Besonders in den letzten zehn Jahren hat sich der Marathon in Dubai auch spitzensportlich enorm entwickelt. Der Lauf zählt längst zu den schnellsten Rennen der Welt und gehört zu den „Gold Label“-Veranstaltungen, der höchsten Kategorie des internationalen Leichtathletik-Verbandes IAAF. Die Streckenrekorde sind jeweils Weltklasse: Tamirat Tola steigerte die Bestzeit bei seinem Sieg vor einem Jahr auf 2:04:11 Stunden, Meselech Mergia siegte 2012 mit 2:19:31. 

Wenn die Veranstalter in Dubai von „noch schnelleren Zeiten“ träumen, dann meinen sie in erster Linie den Weltrekord bei den Männern. Doch bisher scheiterten alle Versuche, die jeweilige Marke zu brechen, obwohl die Strecke extrem flach und schnell ist. Drei Weltrekordversuche startete Haile Gebrselassie von 2008 bis 2010. Der Äthiopier gewann jeweils, verpasste aber die Bestzeit aus unterschiedlichen Gründen. Beim ersten Versuch lief er zu schnell los, beim zweiten behinderte ihn ein Unwetter und beim dritten Dubai-Rennen war er nicht in Topform. Sein äthiopischer Nachfolger Kenenisa Bekele startete zwei Weltrekordversuche in Dubai, kam aber jeweils nicht ins Ziel.
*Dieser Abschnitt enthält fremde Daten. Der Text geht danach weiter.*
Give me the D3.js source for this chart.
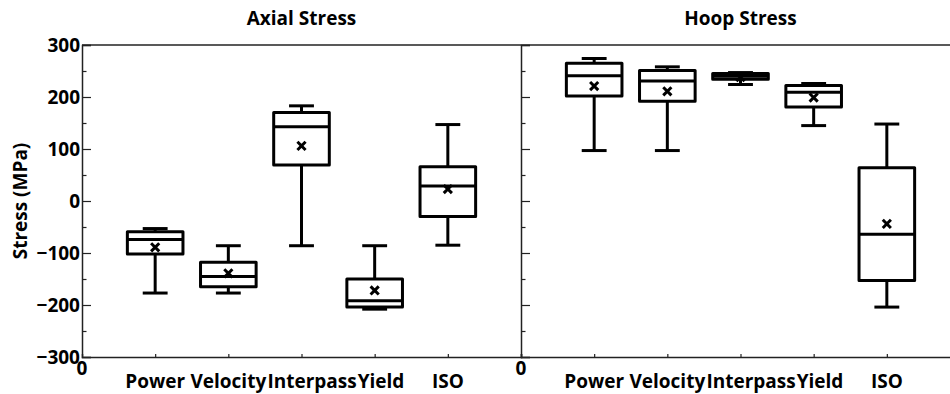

Am Freitag fehlen im Männerrennen die ganz großen Stars auf der Startliste. Und Peter Connerton hält sich deswegen auch zurück und nimmt das Wort Weltrekord nicht in den Mund. Trotzdem ist auf der schnellen Strecke einiges möglich, sofern die Wetterbedingungen stimmen. „Ich bin besser in Form als vor einem Jahr und es ist mein Ziel, eine Zeit von unter 2:04 Stunden zu erreichen“, sagte Tamirat Tola bei der Pressekonferenz in Dubai am Mittwoch. Der 26-Jährige ist mit seiner Bestzeit aus Dubai (2:04:11 Stunden) der zehntschnellste Läufer aller Zeiten. 

Trotz eines Problems an der Achillessehne wurde Tamirat Tola im vergangenen August bei den Weltmeisterschaften in London Zweiter im Marathon. „Danach hat er zwei Monate lang pausiert und hat auf alle im Herbst geplanten Rennen verzichtet“, erzählt sein italienischer Manager Gianni Demadonna. „Tamirat hat im Oktober wieder angefangen zu trainieren und kam seitdem immer besser in Form. Er ist jetzt sicher stärker als vor einem Jahr und will die erste Hälfte am Freitag in etwa 61:30 Minuten laufen.“ Mit einer solchen Zwischenzeit wäre Tola natürlich im Bereich des Weltrekordes, den der Kenianer Dennis Kimetto mit 2:02:57 Stunden vor vier Jahren in Berlin aufgestellt hat. „Im Kopf hat er die Zeit sicherlich, aber ob es dann wirklich in diesen Zeitbereich gehen kann, hängt auch vom Wetter ab“, sagt Gianni Demadonna. „Tamirat wollte unbedingt wieder in Dubai laufen.“ 

Während Tamirat Tola ebenso wie seine Landsfrau Worknesh Degefa die Titelverteidigung anstrebt, will Aselefech Mergia ihrerseits eine außergewöhnliche Siegserie fortsetzen. Die Äthiopierin ist bisher dreimal in Dubai gestartet und hat alle drei Rennen gewonnen. „Der schönste meiner Dubai-Siege war der im Jahr 2015, denn damals war es meine Rückkehr nachdem ich Mutter geworden bin“, sagt Aselefech Mergia, die 2011 erstmals in Dubai gewann und dann 2012 mit 2:19:31 den Streckenrekord und ihre persönliche Bestzeit aufstellte. „Ich bin gut in Form und will gewinnen, aber die Konkurrenz ist sehr stark.“ 

Neben der Titelverteidigerin Worknesh Degefa, die im vergangenen Jahr bei ihrem Debüt auf Anhieb mit 2:22:36 Stunden gewann, ist vor allen ihre äthiopische Landsfrau Mare Dibaba zu beachten. Die Marathon-Weltmeisterin von 2015 war ein Jahr später Dritte bei den Olympischen Spielen und hat eine Bestzeit von 2:19:52.